## Set exercise
Return nothing but the lines from the one with "What matplotlib code" through the one with "plt.rcParams['mathtext.rm'] = 'Liberation" in the data below, word for word and without pictures.

## Items
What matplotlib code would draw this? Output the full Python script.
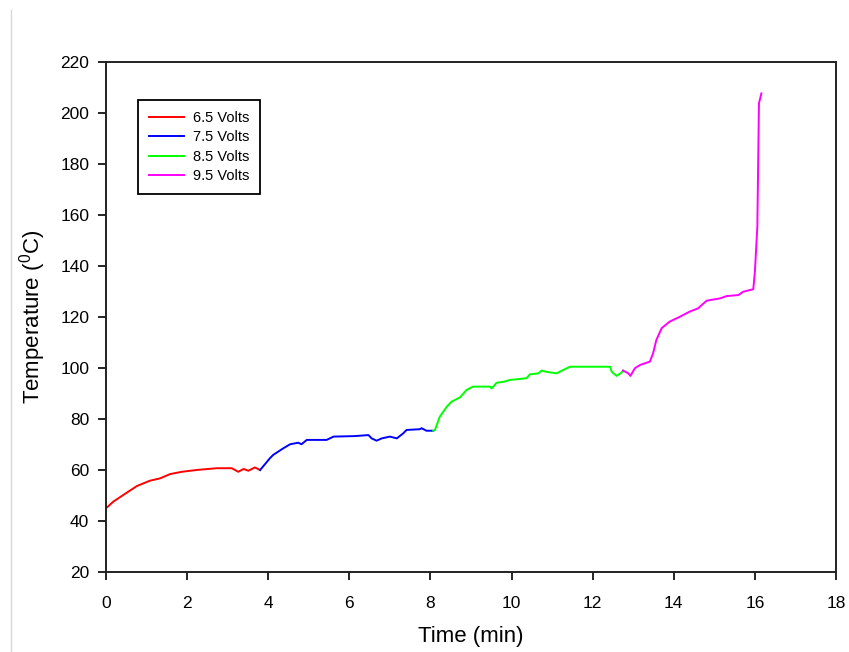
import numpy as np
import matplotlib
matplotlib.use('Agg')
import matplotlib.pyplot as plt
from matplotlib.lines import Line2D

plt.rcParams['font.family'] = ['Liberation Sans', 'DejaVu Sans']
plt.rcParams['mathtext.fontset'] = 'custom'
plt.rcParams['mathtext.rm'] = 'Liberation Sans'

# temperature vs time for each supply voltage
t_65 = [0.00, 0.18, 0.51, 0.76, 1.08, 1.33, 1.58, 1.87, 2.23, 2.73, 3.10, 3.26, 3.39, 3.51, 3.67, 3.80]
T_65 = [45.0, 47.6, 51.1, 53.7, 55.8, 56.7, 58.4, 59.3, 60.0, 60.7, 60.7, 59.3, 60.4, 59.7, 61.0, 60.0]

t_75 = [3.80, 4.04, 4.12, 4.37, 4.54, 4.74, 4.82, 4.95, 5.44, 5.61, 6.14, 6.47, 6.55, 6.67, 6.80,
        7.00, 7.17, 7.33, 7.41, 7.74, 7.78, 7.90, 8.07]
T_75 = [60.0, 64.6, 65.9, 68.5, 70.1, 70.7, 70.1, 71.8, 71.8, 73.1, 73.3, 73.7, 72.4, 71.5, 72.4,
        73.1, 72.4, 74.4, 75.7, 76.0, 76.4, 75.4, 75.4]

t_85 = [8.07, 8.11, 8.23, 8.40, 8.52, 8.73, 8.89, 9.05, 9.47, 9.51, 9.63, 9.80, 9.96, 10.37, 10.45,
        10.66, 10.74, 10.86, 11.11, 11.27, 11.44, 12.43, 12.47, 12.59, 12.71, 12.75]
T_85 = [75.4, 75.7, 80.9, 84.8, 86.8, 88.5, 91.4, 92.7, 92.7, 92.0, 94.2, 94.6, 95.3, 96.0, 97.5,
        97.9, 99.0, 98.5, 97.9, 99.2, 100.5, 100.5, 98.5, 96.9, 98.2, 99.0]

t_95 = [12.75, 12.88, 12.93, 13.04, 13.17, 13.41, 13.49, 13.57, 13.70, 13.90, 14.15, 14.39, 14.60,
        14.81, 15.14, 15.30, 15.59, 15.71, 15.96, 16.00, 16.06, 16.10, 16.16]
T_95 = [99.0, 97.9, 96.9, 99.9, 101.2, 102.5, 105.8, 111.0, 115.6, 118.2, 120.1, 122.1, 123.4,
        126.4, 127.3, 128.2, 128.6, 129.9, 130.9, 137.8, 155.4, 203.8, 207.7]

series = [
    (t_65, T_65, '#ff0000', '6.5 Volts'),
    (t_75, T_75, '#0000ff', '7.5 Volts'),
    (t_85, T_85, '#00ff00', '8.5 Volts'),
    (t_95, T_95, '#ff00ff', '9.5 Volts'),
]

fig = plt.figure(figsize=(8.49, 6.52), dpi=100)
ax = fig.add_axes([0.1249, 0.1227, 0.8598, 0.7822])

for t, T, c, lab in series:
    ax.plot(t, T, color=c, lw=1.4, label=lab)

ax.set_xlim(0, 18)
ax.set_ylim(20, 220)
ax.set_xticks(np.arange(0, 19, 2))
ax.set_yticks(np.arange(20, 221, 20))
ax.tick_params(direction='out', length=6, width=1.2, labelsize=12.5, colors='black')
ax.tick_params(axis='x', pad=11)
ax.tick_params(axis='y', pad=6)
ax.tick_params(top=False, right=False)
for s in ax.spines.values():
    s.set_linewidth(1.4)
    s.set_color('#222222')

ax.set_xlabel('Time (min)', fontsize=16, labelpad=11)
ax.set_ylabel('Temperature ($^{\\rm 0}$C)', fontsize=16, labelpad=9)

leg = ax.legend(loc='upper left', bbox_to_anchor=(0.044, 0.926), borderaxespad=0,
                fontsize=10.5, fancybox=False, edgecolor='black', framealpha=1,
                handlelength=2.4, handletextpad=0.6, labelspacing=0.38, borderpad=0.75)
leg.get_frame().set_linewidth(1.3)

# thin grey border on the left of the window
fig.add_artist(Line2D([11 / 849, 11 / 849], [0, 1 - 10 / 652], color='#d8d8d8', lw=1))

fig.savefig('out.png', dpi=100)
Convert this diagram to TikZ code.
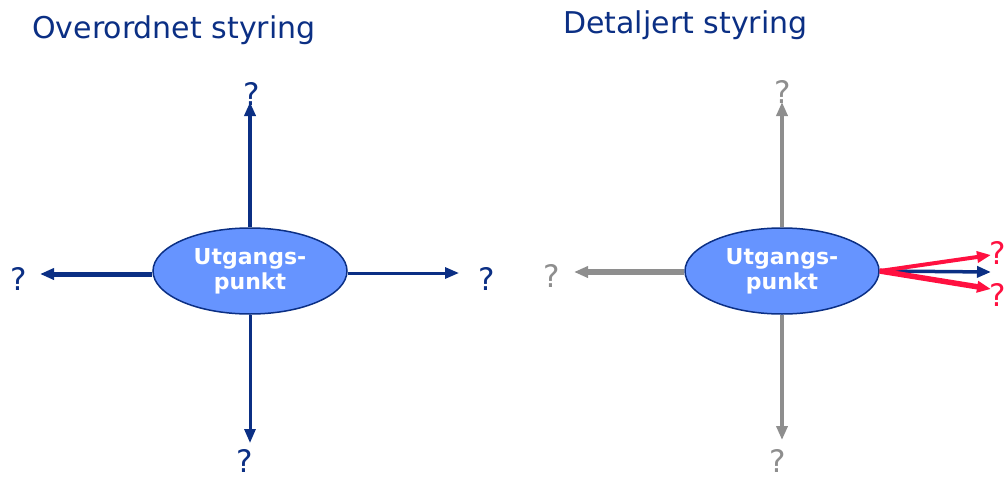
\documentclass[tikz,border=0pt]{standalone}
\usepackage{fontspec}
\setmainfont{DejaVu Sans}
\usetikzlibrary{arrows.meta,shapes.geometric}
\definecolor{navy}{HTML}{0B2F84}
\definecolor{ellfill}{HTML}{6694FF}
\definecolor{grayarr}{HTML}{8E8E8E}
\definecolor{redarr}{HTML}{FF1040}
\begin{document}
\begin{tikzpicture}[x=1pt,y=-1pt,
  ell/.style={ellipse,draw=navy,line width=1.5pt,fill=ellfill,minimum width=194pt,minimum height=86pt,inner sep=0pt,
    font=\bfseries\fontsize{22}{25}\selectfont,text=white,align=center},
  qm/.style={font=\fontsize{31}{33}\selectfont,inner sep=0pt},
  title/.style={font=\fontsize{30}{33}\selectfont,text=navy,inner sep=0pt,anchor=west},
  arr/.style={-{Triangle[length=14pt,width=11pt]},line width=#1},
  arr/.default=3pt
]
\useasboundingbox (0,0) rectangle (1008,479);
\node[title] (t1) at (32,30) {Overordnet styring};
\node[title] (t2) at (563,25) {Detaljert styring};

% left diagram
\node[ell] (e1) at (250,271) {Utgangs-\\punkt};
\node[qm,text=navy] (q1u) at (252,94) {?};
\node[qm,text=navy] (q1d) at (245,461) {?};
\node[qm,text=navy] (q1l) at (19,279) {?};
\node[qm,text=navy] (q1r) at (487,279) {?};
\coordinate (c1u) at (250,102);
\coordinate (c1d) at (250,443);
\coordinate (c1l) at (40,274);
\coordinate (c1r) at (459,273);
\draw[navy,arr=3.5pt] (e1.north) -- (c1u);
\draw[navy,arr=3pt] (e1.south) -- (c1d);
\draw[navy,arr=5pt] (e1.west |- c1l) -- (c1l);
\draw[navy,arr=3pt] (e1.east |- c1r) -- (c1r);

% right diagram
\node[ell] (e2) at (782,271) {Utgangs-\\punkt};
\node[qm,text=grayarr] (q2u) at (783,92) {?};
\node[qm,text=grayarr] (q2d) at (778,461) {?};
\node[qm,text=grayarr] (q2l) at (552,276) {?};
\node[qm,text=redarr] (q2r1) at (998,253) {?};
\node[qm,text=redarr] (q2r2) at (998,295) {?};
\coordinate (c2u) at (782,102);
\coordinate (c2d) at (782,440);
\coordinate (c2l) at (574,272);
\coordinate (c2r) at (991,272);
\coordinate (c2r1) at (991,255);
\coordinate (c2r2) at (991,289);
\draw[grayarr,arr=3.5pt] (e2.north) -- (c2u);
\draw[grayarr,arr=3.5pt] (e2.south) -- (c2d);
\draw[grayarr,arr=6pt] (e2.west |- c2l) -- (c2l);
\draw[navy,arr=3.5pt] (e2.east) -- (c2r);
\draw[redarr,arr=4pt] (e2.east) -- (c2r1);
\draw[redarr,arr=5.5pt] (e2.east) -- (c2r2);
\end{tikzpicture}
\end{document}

==

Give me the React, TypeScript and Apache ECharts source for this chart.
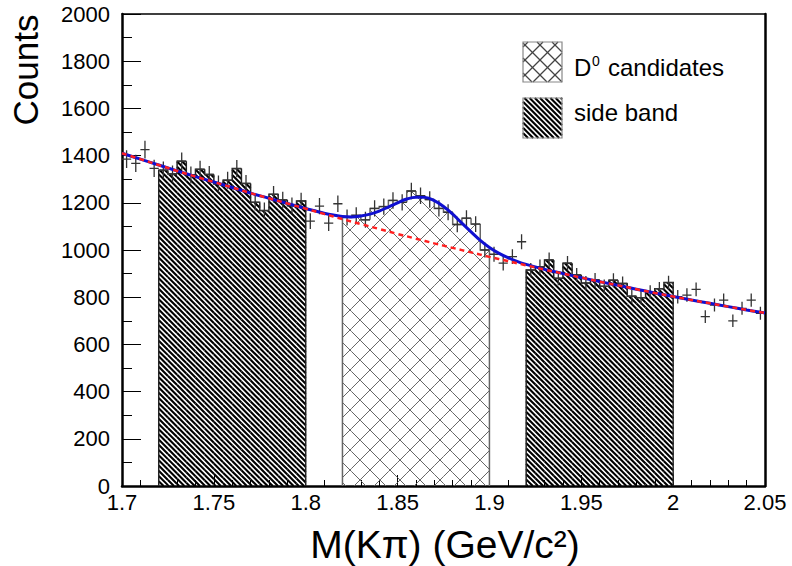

--

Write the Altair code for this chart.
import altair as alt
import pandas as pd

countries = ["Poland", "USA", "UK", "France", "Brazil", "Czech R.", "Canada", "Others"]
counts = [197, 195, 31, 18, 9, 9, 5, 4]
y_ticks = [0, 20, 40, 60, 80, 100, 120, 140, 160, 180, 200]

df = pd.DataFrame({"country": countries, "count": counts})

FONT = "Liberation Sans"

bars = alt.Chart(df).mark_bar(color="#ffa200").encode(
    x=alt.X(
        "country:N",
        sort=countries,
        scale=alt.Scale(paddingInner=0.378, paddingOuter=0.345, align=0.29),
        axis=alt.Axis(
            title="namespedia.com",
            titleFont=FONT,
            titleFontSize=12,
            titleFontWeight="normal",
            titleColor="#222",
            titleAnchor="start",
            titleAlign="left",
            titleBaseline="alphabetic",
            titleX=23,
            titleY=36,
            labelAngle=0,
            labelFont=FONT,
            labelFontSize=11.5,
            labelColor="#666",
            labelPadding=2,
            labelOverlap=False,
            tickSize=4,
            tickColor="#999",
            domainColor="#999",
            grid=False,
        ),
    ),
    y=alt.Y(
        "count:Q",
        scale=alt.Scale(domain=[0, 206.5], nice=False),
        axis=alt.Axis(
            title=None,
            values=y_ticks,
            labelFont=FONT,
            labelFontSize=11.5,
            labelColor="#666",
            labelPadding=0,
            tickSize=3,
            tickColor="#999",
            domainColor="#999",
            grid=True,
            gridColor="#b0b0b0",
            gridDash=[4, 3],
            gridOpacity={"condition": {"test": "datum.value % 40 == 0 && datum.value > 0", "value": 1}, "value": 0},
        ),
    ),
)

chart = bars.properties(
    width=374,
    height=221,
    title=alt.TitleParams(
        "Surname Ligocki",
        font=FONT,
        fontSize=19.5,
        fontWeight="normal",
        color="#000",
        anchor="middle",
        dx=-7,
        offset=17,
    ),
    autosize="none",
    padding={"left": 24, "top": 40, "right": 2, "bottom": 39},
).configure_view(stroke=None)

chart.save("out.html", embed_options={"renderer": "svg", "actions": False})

## Expected answer
What matplotlib code would draw this? Output the full Python script.
import numpy as np
import matplotlib
matplotlib.use('Agg')
import matplotlib.pyplot as plt
from matplotlib.lines import Line2D

plt.rcParams['font.family'] = ['Liberation Sans', 'DejaVu Sans']
plt.rcParams['mathtext.fontset'] = 'custom'
plt.rcParams['mathtext.rm'] = 'Liberation Sans'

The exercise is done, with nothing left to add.